The idea behind trading is that both parties are aiming to conduct a fair trade, but the item(s) traded have inherent value to each individual. In the book of Proverbs, unfair or deceptive trading is frowned upon:
Treasures gained by wickedness do not profit, but righteousness delivers from death.
(Proverbs 10:2 ESV)
A false balance is an abomination to the LORD, but a just weight is his delight.
(Proverbs 11:1 ESV)
No rational person will knowingly allow himself to be cheated in a purchase, trade, or barter. We seek to better ourselves and our estate when we make trades, and the person with whom we trade has the same goal. But consider these verses from Isaiah Chapter 53, written over 700 years prior to the birth of Jesus, where Isaiah is prophesying about the coming servant redeemer who would suffer for sinners like you and me:
Surely he has borne our griefs and carried our sorrows; yet we esteemed him stricken, smitten by God, and afflicted.

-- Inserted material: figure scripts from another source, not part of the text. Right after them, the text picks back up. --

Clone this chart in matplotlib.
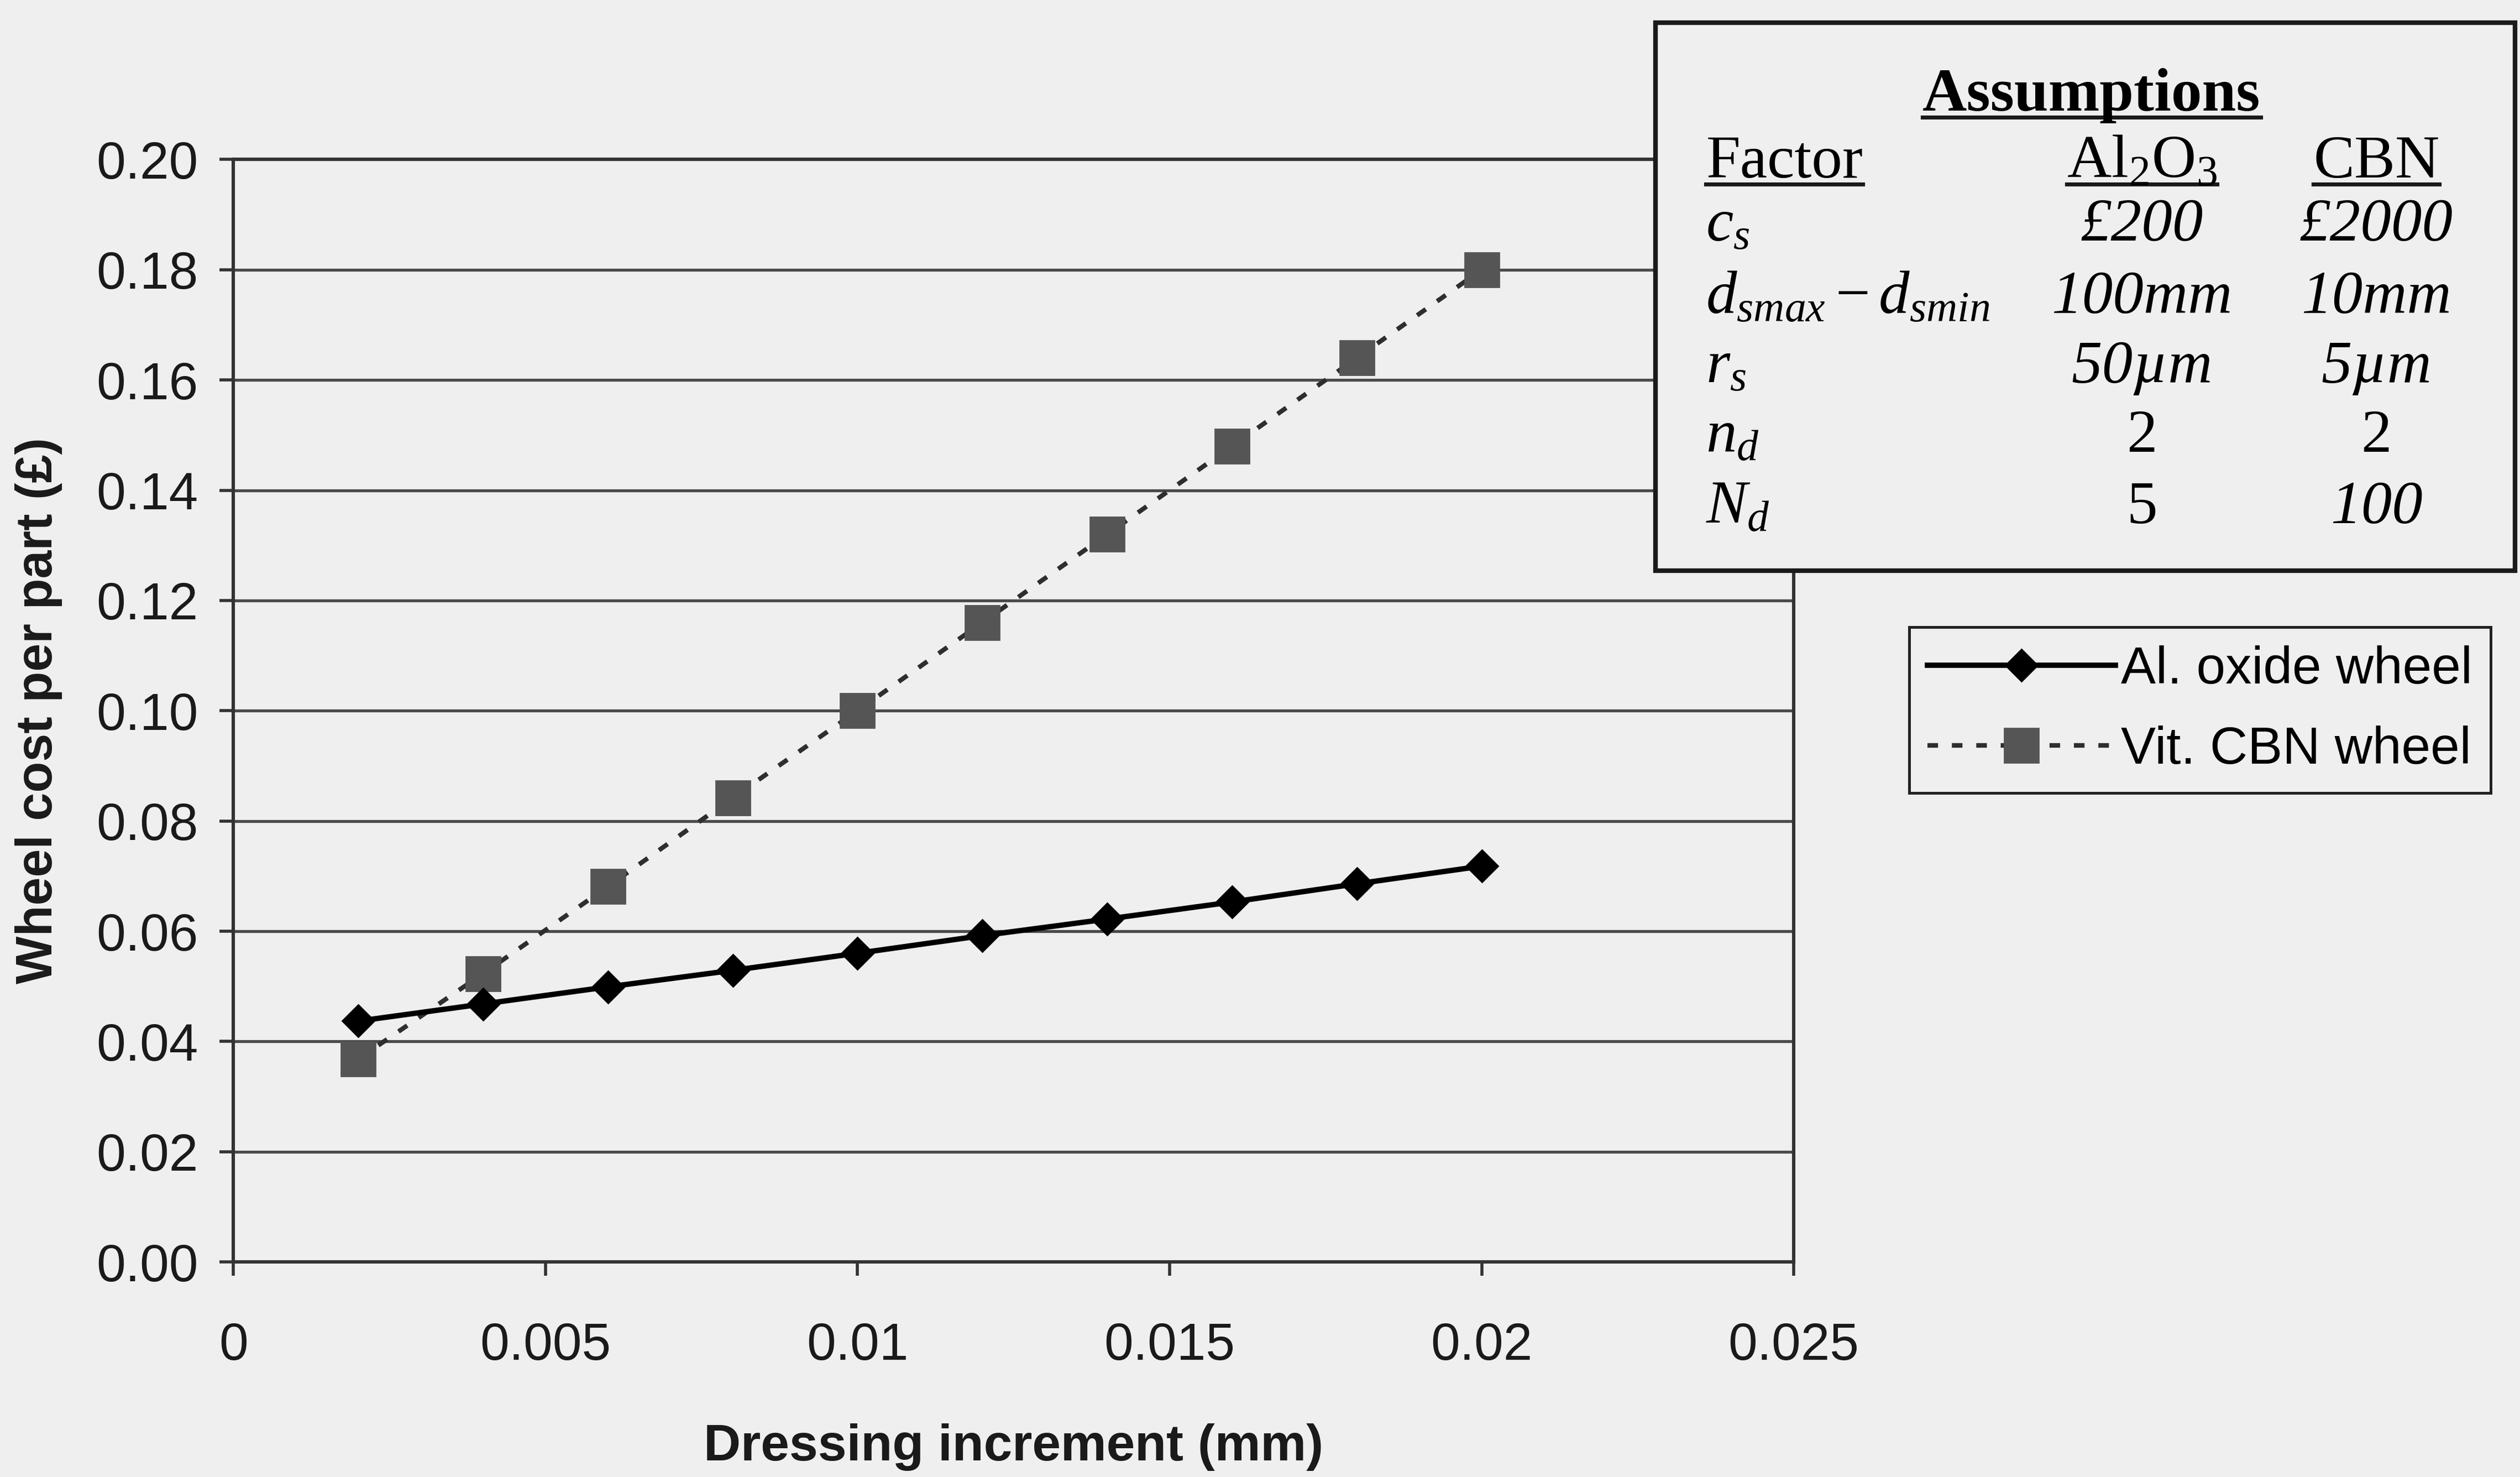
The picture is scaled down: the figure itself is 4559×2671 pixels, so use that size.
import matplotlib.pyplot as plt
from matplotlib.patches import Rectangle

# dressing increment (mm)
dressing_increment = [0.002, 0.004, 0.006, 0.008, 0.010, 0.012, 0.014, 0.016, 0.018, 0.020]
# wheel cost per part (GBP)
al_oxide_cost = [0.0437, 0.0468, 0.0499, 0.0529, 0.0560, 0.0592, 0.0622, 0.0653, 0.0686, 0.0718]
cbn_cost = [0.0368, 0.0523, 0.0681, 0.0842, 0.1000, 0.1160, 0.1320, 0.1480, 0.1640, 0.1800]

x_ticks = [0, 0.005, 0.01, 0.015, 0.02, 0.025]
x_tick_labels = ["0", "0.005", "0.01", "0.015", "0.02", "0.025"]
y_ticks = [0.00, 0.02, 0.04, 0.06, 0.08, 0.10, 0.12, 0.14, 0.16, 0.18, 0.20]

table_factors = [r"$c_s$", r"$d_{smax}-d_{smin}$", r"$r_s$", r"$n_d$", r"$N_d$"]
table_al2o3 = ["£200", "100mm", "50µm", "2", "5"]
table_cbn = ["£2000", "10mm", "5µm", "2", "100"]
al2o3_italic = [True, True, True, False, False]
cbn_italic = [True, True, True, False, True]

BG = "#efefef"
GRID = "#4a4a4a"

plt.rcParams["font.family"] = ["Liberation Sans", "DejaVu Sans"]
plt.rcParams["mathtext.fontset"] = "custom"
plt.rcParams["mathtext.rm"] = "Liberation Serif"
plt.rcParams["mathtext.it"] = "Liberation Serif:italic"
plt.rcParams["mathtext.bf"] = "Liberation Serif:bold"

fig = plt.figure(figsize=(22.795, 13.355), dpi=200, facecolor=BG)
ax = fig.add_axes([0.0926, 0.1456, 0.6192, 0.7464], facecolor=BG)

ax.plot(dressing_increment, al_oxide_cost, color="black", lw=3.5, marker="D",
        markersize=15, markerfacecolor="black", markeredgecolor="black",
        label="Al. oxide wheel", zorder=4)
ax.plot(dressing_increment, cbn_cost, color="#2e2e2e", lw=3.0, linestyle=(0, (2.3, 3.0)),
        marker="s", markersize=22, markerfacecolor="#555555", markeredgecolor="#555555",
        label="Vit. CBN wheel", zorder=3)

ax.set_xlim(0, 0.025)
ax.set_ylim(0, 0.20)
ax.set_xticks(x_ticks)
ax.set_xticklabels(x_tick_labels)
ax.set_yticks(y_ticks)
ax.set_yticklabels([f"{v:.2f}" for v in y_ticks])
ax.tick_params(axis="both", direction="out", length=9, width=2, color="#333333",
               labelsize=34, labelcolor="#1a1a1a")
ax.tick_params(axis="x", pad=30)
ax.tick_params(axis="y", pad=14)
ax.yaxis.grid(True, color=GRID, lw=1.9)
ax.set_axisbelow(True)
for side in ["left", "right", "top", "bottom"]:
    ax.spines[side].set_color("#333333")
    ax.spines[side].set_linewidth(2.2)

ax.set_xlabel("Dressing increment (mm)", fontsize=33.5, fontweight="bold", color="#1a1a1a",
              labelpad=34)
ax.set_ylabel("Wheel cost per part (£)", fontsize=33, fontweight="bold", color="#1a1a1a",
              labelpad=22)

leg = fig.legend(loc="upper left", bbox_to_anchor=(0.7577, 0.5756), fontsize=34,
                 frameon=True, fancybox=False, handlelength=3.6, handletextpad=0.1,
                 borderpad=0.35, labelspacing=0.6, borderaxespad=0)
leg.get_frame().set_edgecolor("#222222")
leg.get_frame().set_linewidth(1.8)
leg.get_frame().set_facecolor(BG)
leg.get_frame().set_alpha(1)

# assumptions box
box = Rectangle((0.657, 0.6137), 0.341, 0.371, transform=fig.transFigure,
                facecolor=BG, edgecolor="#1a1a1a", lw=3.0, zorder=10)
fig.add_artist(box)

serif = "Liberation Serif"
fs = 40
under = []
t = fig.text(0.830, 0.925, "Assumptions", ha="center", va="baseline", fontsize=fs,
             fontweight="bold", family=serif, zorder=11)
under.append(t)
row_y = [0.837, 0.788, 0.741, 0.694, 0.646]
t = fig.text(0.677, 0.880, "Factor", ha="left", va="baseline", fontsize=fs, family=serif, zorder=11)
under.append(t)
t = fig.text(0.850, 0.880, r"Al$_2$O$_3$", ha="center", va="baseline", fontsize=fs,
             family=serif, zorder=11)
under.append(t)
t = fig.text(0.943, 0.880, "CBN", ha="center", va="baseline", fontsize=fs, family=serif, zorder=11)
under.append(t)

for y, f, a, c, ai, ci in zip(row_y, table_factors, table_al2o3, table_cbn,
                              al2o3_italic, cbn_italic):
    fig.text(0.677, y, f, ha="left", va="baseline", fontsize=fs, family=serif, zorder=11)
    fig.text(0.850, y, a, ha="center", va="baseline", fontsize=fs, family=serif,
             style="italic" if ai else "normal", zorder=11)
    fig.text(0.943, y, c, ha="center", va="baseline", fontsize=fs, family=serif,
             style="italic" if ci else "normal", zorder=11)

renderer = fig.canvas.get_renderer()
inv = fig.transFigure.inverted()
for t in under:
    bb = t.get_window_extent(renderer).transformed(inv)
    base_px = fig.transFigure.transform((0, t.get_position()[1]))[1]
    yb = inv.transform((0, base_px - 12))[1]
    fig.add_artist(plt.Line2D([bb.x0, bb.x1], [yb, yb], transform=fig.transFigure,
                              color="#1a1a1a", lw=2.6, zorder=11))

fig.savefig("out.png", dpi=200, facecolor=BG)
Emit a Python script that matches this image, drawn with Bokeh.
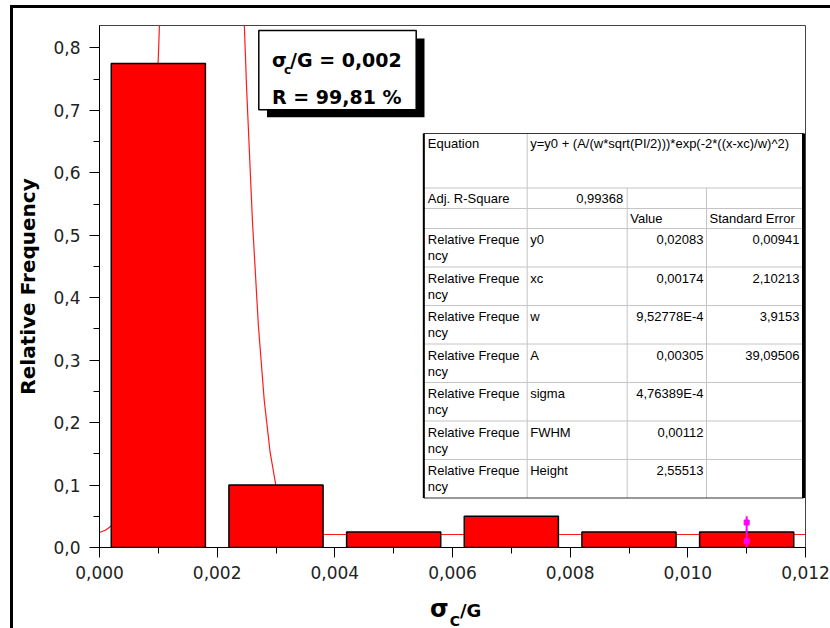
from bokeh.plotting import figure
from bokeh.models import FixedTicker, Range1d, Label, BoxAnnotation, Div
from bokeh.layouts import column
from bokeh.core.properties import value
from bokeh.embed import file_html
from bokeh.resources import INLINE

# ---------------- data ----------------
bin_centers = [0.001, 0.003, 0.005, 0.007, 0.009, 0.011]
rel_freq = [0.775, 0.100, 0.025, 0.050, 0.025, 0.025]
bin_width = 0.0016

fit_x = [0.0, 0.0001, 0.0002, 0.0003, 0.0004, 0.0005, 0.0006, 0.0007, 0.0008,
         0.0009, 0.0010, 0.0011, 0.0012, 0.00174, 0.0023, 0.0024, 0.0025,
         0.0026, 0.0027, 0.0028, 0.0029, 0.0030, 0.0031, 0.0032, 0.0033,
         0.0034, 0.0035, 0.0036, 0.0038, 0.0040, 0.0060, 0.0080, 0.0100, 0.0120]
fit_y = [0.0241, 0.0277, 0.0346, 0.0474, 0.0697, 0.1071, 0.1667, 0.2567, 0.3854,
         0.5607, 0.7853, 1.0571, 1.3648, 2.5760, 1.3012, 0.9994, 0.7365,
         0.5219, 0.3563, 0.2358, 0.1526, 0.0981, 0.0642, 0.0442, 0.0328,
         0.0267, 0.0236, 0.0221, 0.0210, 0.0208, 0.0208, 0.0208, 0.0208, 0.0208]

err_x = [0.011]
err_lo = [0.0]
err_hi = [0.05]
err_mark_x = [0.011, 0.011]
err_mark_y = [0.010, 0.040]

x_ticks = [0.0, 0.002, 0.004, 0.006, 0.008, 0.010, 0.012]
x_tick_labels = ["0,000", "0,002", "0,004", "0,006", "0,008", "0,010", "0,012"]
x_minor = [0.001, 0.003, 0.005, 0.007, 0.009, 0.011]
y_ticks = [0.0, 0.1, 0.2, 0.3, 0.4, 0.5, 0.6, 0.7, 0.8]
y_tick_labels = ["0,0", "0,1", "0,2", "0,3", "0,4", "0,5", "0,6", "0,7", "0,8"]
y_minor = [0.05, 0.15, 0.25, 0.35, 0.45, 0.55, 0.65, 0.75]

x_title = ["σ", "C", "/G"]
y_title = "Relative Frequency"
box_line1 = ["σ", "c", "/G = 0,002"]
box_line2 = "R = 99,81 %"

eq_label = "Equation"
eq_text = "y=y0 + (A/(w*sqrt(PI/2)))*exp(-2*((x-xc)/w)^2)"
adj_label = "Adj. R-Square"
adj_value = "0,99368"
head_value = "Value"
head_error = "Standard Error"
row_name1 = "Relative Freque"
row_name2 = "ncy"
table_params = ["y0", "xc", "w", "A", "sigma", "FWHM", "Height"]
table_values = ["0,02083", "0,00174", "9,52778E-4", "0,00305", "4,76389E-4", "0,00112", "2,55513"]
table_errors = ["0,00941", "2,10213", "3,9153", "39,09506", "", "", ""]

X_MAX = 0.012
Y_MAX = 0.836

# ---------------- layout (page pixels) ----------------
CANVAS_X0, CANVAS_Y0 = 13, 8
W, H = 817, 587            # figure canvas: page x 13..830, y 8..595
DIV_H = 33                 # x-title strip: page y 595..628
FL, FR, FT, FB = 99, 805, 25, 547


def X(px):
    return (px - FL) / (FR - FL) * X_MAX


def Y(py):
    return (FB - py) / (FB - FT) * Y_MAX


p = figure(width=W, height=H, x_range=Range1d(0, X_MAX), y_range=Range1d(0, Y_MAX),
           output_backend="svg", toolbar_location=None,
           min_border_left=FL - CANVAS_X0, min_border_right=CANVAS_X0 + W - FR,
           min_border_top=FT - CANVAS_Y0, min_border_bottom=CANVAS_Y0 + H - FB)
p.background_fill_color = "white"
p.border_fill_color = "white"
p.outline_line_color = "#444444"
p.outline_line_width = 1
p.xgrid.visible = False
p.ygrid.visible = False

for ax, ticks, minor, labels in ((p.xaxis[0], x_ticks, x_minor, x_tick_labels),
                                 (p.yaxis[0], y_ticks, y_minor, y_tick_labels)):
    ax.ticker = FixedTicker(ticks=ticks, minor_ticks=minor)
    ax.major_label_overrides = dict(zip(ticks, labels))
    ax.major_tick_out = 10
    ax.major_tick_in = 0
    ax.minor_tick_out = 6
    ax.minor_tick_in = 0
    ax.axis_line_color = "black"
    ax.major_tick_line_color = "black"
    ax.minor_tick_line_color = "black"
    ax.major_label_text_font = "DejaVu Sans"
    ax.major_label_text_font_size = "17px"
    ax.major_label_text_color = "#222222"

p.xaxis.major_label_standoff = 8
p.yaxis.major_label_standoff = 9
p.yaxis.axis_label = y_title
p.yaxis.axis_label_text_font = "DejaVu Sans"
p.yaxis.axis_label_text_font_style = "bold"
p.yaxis.axis_label_text_font_size = "20px"
p.yaxis.axis_label_text_color = "black"
p.yaxis.axis_label_standoff = 10

# ---------------- marks ----------------
p.line(fit_x, fit_y, line_color="#ff1a1a", line_width=1.2)
p.vbar(x=bin_centers, top=rel_freq, bottom=0, width=bin_width,
       fill_color="#ff0000", line_color="black", line_width=1.5)
p.segment(x0=err_x, y0=err_lo, x1=err_x, y1=err_hi, line_color="#ff00ff", line_width=2)
p.scatter(x=err_mark_x, y=err_mark_y, marker="square", size=5,
          fill_color="#ff00ff", line_color="#ff00ff")

# ---------------- parameter table ----------------
TL, TR, TT, TB = 423.3, 803, 133, 497.5
cols = [423.3, 526.7, 626.7, 706, 803]
rows = [133, 187.5, 208, 228, 266.5, 305, 343.5, 382, 420.5, 459, 497.5]

p.quad(left=[X(TL)], right=[X(TR)], top=[Y(TT)], bottom=[Y(TB)],
       fill_color="white", line_color=None)
gx0, gy0, gx1, gy1 = [], [], [], []
for r in rows[1:-1]:
    gx0.append(X(TL)); gx1.append(X(TR)); gy0.append(Y(r)); gy1.append(Y(r))
gx0.append(X(cols[1])); gx1.append(X(cols[1])); gy0.append(Y(TT)); gy1.append(Y(TB))
for c in cols[2:4]:
    gx0.append(X(c)); gx1.append(X(c)); gy0.append(Y(rows[1])); gy1.append(Y(TB))
p.segment(x0=gx0, y0=gy0, x1=gx1, y1=gy1, line_color="#c4c4c4", line_width=1)
p.quad(left=[X(TL)], right=[X(TR)], top=[Y(TT)], bottom=[Y(TB)],
       fill_color=None, line_color="#333333", line_width=1)
p.segment(x0=[X(TR), X(TL)], y0=[Y(TT), Y(TT)], x1=[X(TR), X(TL)], y1=[Y(TB), Y(TB)],
          line_color="black", line_width=[3, 2])

lt_x, lt_y, lt_t = [], [], []
rt_x, rt_y, rt_t = [], [], []
lt_x += [X(cols[0] + 4), X(cols[1] + 3)]
lt_y += [Y(rows[0] + 10), Y(rows[0] + 10)]
lt_t += [eq_label, eq_text]
lt_x.append(X(cols[0] + 4)); lt_y.append(Y((rows[1] + rows[2]) / 2)); lt_t.append(adj_label)
rt_x.append(X(cols[2] - 4)); rt_y.append(Y((rows[1] + rows[2]) / 2)); rt_t.append(adj_value)
lt_x += [X(cols[2] + 3), X(cols[3] + 3)]
lt_y += [Y((rows[2] + rows[3]) / 2)] * 2
lt_t += [head_value, head_error]
for i, (nm, v, e) in enumerate(zip(table_params, table_values, table_errors)):
    top = rows[3 + i]
    lt_x += [X(cols[0] + 4), X(cols[0] + 4), X(cols[1] + 3)]
    lt_y += [Y(top + 11), Y(top + 27), Y(top + 11)]
    lt_t += [row_name1, row_name2, nm]
    rt_x += [X(cols[3] - 3), X(cols[4] - 4)]
    rt_y += [Y(top + 11), Y(top + 11)]
    rt_t += [v, e]

p.text(x=lt_x, y=lt_y, text=lt_t, text_font=value("Liberation Sans"), text_font_size="13px",
       text_color="black", text_align="left", text_baseline="middle")
p.text(x=rt_x, y=rt_y, text=rt_t, text_font=value("Liberation Sans"), text_font_size="13px",
       text_color="black", text_align="right", text_baseline="middle")

# ---------------- annotation box ----------------
p.add_layout(BoxAnnotation(left=X(266.5), right=X(424), top=Y(38), bottom=Y(116.7),
                           fill_color="black", fill_alpha=1, line_color=None))
p.add_layout(BoxAnnotation(left=X(258.3), right=X(415.7), top=Y(30), bottom=Y(109.3),
                           fill_color="white", fill_alpha=1, line_color="black",
                           line_width=1.5, line_alpha=1))


def lab(px, py, text, size):
    p.add_layout(Label(x=X(px), y=Y(py), text=text, text_font="DejaVu Sans",
                       text_font_size=size, text_font_style="bold",
                       text_color="black", text_baseline="alphabetic", text_align="left"))


lab(271.5, 59.3, box_line1[0], "19px")
lab(283.5, 69.5, box_line1[1], "12px")
lab(289.5, 59.3, box_line1[2], "19px")
lab(271.5, 96.7, box_line2, "19px")

# ---------------- x-axis title strip (sigma_C / G) ----------------
title_html = (
    '<div style="position:absolute;left:{left}px;top:-3px;white-space:nowrap;'
    "font-family:'DejaVu Sans';font-weight:bold;line-height:24px;color:black;\">"
    '<span style="font-size:24px;">{s}</span>'
    '<span style="font-size:14px;position:relative;top:9px;margin-left:1px;">{c}</span>'
    '<span style="font-size:18px;">{g}</span></div>'
).format(left=425 - CANVAS_X0, s=x_title[0], c=x_title[1], g=x_title[2])
div = Div(text=title_html, width=W, height=DIV_H,
          styles={"position": "relative", "overflow": "visible", "background": "white"})

layout = column(p, div, spacing=0)
layout.margin = (CANVAS_Y0, 0, 0, CANVAS_X0)
layout.styles = {"box-shadow": "-3px 0 0 0 black, 0 -3px 0 0 black, -3px -3px 0 0 black",
                 "background": "white"}

open("out.html", "w").write(file_html(layout, INLINE))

But he was pierced for our transgressions; he was crushed for our iniquities; upon him was the chastisement that brought us peace, and with his wounds we are healed. All we like sheep have gone astray; we have turned—every one—to his own way; and the LORD has laid on him the iniquity of us all.
(Isaiah 53:4-6 ESV)
Consider this trade: He took our griefs, our sorrows, our transgressions, our iniquities, and our chastisement. He was stricken, smitten, afflicted, pierced, crushed, and wounded in our stead. We got peace and healing. He took all the bad stuff and we got all the good stuff.
The entire chapter is filled with more details about this amazingly uneven, unfair trade. But in verse 10 it says that God was pleased to do this on our behalf. What incredible love! What amazing grace! As the writer of Hebrews exclaims in chapter 2 verse 3, “How shall we escape if we neglect such a great salvation?” Have you accepted this trade being offered to you…one that truly is amazingly uneven to our benefit? He is extending it to you today!